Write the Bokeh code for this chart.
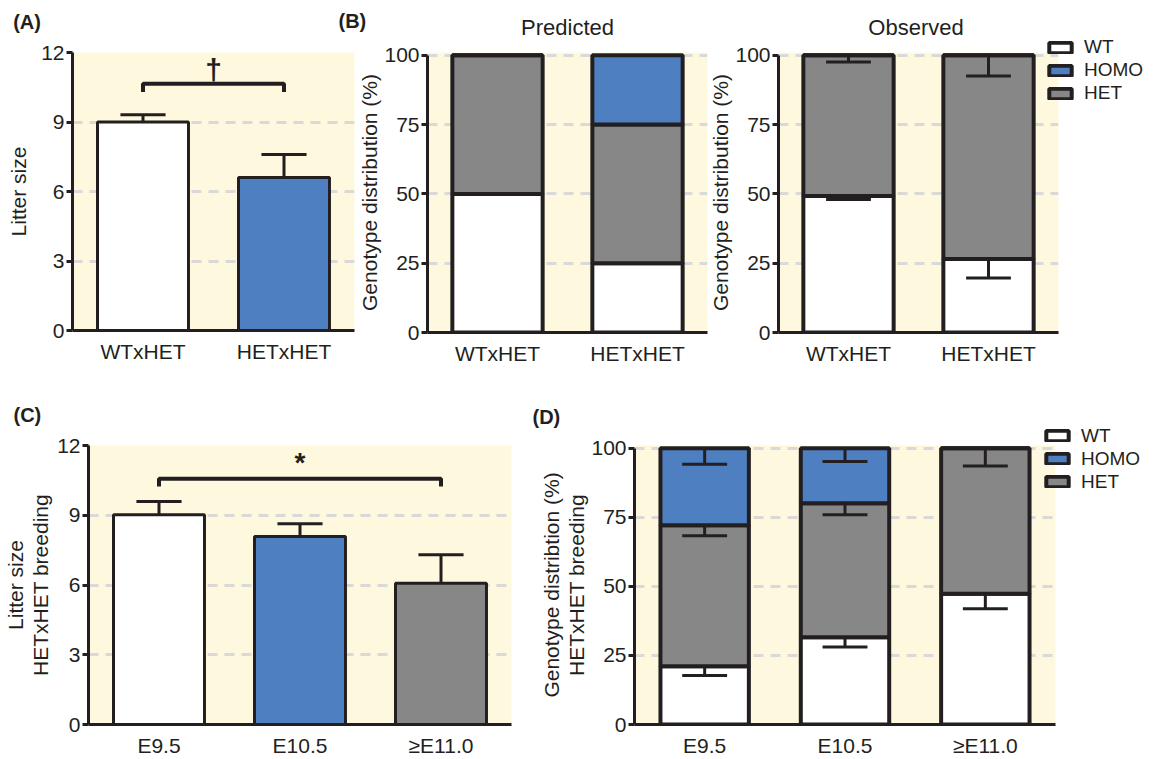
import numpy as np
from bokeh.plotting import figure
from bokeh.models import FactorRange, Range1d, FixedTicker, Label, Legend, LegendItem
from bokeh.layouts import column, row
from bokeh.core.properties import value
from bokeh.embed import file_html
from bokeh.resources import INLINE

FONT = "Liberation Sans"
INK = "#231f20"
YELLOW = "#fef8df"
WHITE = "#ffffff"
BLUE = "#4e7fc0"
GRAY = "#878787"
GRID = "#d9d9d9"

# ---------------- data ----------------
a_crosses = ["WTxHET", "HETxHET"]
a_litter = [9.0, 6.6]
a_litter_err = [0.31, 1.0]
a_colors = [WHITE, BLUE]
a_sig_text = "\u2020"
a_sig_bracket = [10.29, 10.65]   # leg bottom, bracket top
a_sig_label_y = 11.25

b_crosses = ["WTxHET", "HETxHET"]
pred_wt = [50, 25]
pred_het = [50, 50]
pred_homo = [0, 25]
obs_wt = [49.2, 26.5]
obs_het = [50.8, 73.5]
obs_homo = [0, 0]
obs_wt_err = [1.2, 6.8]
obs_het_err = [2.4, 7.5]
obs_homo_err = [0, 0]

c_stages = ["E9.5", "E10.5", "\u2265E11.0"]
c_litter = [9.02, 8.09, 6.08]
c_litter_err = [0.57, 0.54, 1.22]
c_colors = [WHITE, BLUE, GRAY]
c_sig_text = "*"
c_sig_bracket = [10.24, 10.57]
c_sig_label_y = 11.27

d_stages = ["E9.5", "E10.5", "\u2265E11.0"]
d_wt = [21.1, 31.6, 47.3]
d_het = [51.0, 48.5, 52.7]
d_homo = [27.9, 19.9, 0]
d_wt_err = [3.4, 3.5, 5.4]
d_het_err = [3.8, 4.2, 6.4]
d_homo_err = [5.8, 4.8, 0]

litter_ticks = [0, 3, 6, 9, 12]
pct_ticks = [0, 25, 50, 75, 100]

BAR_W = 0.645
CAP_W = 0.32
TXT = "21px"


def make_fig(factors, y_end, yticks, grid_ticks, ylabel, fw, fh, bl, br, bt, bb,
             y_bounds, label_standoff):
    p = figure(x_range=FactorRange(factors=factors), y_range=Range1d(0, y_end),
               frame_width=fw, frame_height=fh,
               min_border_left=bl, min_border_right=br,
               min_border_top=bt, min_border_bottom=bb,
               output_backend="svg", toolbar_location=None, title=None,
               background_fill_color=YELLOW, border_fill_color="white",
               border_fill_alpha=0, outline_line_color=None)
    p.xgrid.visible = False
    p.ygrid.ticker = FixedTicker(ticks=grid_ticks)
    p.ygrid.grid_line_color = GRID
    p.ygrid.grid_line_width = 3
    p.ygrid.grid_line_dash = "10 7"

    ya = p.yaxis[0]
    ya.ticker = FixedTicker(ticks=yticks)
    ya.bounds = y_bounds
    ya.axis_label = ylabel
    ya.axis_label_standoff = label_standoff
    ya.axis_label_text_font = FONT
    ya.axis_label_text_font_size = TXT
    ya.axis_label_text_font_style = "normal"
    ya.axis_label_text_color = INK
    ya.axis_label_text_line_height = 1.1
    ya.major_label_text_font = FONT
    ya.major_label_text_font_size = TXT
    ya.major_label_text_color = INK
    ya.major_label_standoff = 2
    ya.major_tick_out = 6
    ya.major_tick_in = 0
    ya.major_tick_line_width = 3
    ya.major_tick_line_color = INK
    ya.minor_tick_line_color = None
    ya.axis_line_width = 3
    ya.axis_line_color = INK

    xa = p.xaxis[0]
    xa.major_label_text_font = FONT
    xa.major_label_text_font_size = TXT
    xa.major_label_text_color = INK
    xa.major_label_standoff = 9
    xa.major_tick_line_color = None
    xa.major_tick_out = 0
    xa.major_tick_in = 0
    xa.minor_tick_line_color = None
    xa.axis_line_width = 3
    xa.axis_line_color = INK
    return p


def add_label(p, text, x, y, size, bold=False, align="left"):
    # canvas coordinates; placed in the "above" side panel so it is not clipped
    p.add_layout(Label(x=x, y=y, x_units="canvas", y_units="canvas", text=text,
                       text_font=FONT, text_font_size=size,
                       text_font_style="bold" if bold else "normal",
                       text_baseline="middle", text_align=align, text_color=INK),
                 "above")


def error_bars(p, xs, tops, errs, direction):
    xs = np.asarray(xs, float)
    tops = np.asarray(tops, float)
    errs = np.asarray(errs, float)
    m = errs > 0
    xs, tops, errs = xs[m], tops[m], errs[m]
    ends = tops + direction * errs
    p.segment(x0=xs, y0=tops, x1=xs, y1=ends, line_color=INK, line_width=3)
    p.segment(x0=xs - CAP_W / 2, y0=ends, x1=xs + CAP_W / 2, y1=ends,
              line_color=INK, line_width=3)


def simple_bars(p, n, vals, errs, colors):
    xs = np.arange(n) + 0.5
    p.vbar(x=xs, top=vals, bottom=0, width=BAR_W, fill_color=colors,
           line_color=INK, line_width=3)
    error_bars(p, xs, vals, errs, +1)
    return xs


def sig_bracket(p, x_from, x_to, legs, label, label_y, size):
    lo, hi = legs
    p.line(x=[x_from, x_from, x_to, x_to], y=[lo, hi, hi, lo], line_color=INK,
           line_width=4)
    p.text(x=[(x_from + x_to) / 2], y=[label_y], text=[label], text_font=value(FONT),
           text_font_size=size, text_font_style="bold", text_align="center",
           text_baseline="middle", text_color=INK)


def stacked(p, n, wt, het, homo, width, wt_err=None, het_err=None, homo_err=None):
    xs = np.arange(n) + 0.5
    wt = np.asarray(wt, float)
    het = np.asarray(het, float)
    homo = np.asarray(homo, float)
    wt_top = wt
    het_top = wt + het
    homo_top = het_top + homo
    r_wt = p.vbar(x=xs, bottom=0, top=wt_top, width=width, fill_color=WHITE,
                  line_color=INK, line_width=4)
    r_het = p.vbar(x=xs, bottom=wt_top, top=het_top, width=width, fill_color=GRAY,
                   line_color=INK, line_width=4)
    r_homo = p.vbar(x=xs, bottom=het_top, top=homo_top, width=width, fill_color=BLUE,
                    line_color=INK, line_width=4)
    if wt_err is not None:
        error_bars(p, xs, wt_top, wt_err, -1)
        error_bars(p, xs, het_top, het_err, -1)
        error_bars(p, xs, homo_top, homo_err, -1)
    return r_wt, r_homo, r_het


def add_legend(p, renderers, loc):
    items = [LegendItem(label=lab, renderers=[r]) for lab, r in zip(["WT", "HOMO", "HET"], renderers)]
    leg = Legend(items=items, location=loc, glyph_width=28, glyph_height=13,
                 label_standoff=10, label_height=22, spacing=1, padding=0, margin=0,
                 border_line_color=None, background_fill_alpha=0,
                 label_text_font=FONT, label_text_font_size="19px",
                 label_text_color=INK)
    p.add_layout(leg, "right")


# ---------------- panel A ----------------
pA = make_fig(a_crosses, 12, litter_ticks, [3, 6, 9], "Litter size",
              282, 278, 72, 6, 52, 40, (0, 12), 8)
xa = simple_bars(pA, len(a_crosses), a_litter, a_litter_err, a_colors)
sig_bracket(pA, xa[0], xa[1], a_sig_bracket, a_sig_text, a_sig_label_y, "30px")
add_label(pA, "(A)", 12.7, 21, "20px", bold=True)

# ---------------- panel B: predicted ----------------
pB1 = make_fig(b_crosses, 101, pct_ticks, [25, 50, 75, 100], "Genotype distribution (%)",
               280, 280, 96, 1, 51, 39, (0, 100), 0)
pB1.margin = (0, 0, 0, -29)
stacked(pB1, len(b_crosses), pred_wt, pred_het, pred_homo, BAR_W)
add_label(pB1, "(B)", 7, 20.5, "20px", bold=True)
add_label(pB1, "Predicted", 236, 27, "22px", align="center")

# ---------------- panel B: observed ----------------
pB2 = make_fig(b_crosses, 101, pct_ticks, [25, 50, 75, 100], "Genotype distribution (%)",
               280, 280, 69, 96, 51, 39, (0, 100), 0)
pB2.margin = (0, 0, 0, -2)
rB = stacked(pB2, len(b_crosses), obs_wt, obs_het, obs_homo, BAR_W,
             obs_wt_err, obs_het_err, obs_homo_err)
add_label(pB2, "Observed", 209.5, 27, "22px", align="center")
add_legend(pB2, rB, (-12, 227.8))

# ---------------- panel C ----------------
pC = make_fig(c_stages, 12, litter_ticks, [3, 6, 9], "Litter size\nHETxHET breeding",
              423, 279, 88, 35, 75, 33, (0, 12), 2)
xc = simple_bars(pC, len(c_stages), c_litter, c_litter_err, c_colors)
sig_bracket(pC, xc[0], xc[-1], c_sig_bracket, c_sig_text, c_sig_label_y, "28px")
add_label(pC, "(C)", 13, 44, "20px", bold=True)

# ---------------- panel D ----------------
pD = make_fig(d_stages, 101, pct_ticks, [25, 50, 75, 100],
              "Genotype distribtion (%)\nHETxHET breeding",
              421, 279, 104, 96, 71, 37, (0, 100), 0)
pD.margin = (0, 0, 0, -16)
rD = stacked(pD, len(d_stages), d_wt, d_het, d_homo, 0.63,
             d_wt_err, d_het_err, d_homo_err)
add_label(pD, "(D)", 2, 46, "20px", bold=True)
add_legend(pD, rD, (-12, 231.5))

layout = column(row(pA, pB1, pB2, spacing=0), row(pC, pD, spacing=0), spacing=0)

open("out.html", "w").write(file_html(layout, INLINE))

:::

Exercise instructions → The lines from the top of the data above through the one holding "a_sig_label_y = 11.25" are to be repeated exactly, and only those, with no pictures.

Output for this exercise →
Write the Bokeh code for this chart.
import numpy as np
from bokeh.plotting import figure
from bokeh.models import FactorRange, Range1d, FixedTicker, Label, Legend, LegendItem
from bokeh.layouts import column, row
from bokeh.core.properties import value
from bokeh.embed import file_html
from bokeh.resources import INLINE

FONT = "Liberation Sans"
INK = "#231f20"
YELLOW = "#fef8df"
WHITE = "#ffffff"
BLUE = "#4e7fc0"
GRAY = "#878787"
GRID = "#d9d9d9"

# ---------------- data ----------------
a_crosses = ["WTxHET", "HETxHET"]
a_litter = [9.0, 6.6]
a_litter_err = [0.31, 1.0]
a_colors = [WHITE, BLUE]
a_sig_text = "\u2020"
a_sig_bracket = [10.29, 10.65]   # leg bottom, bracket top
a_sig_label_y = 11.25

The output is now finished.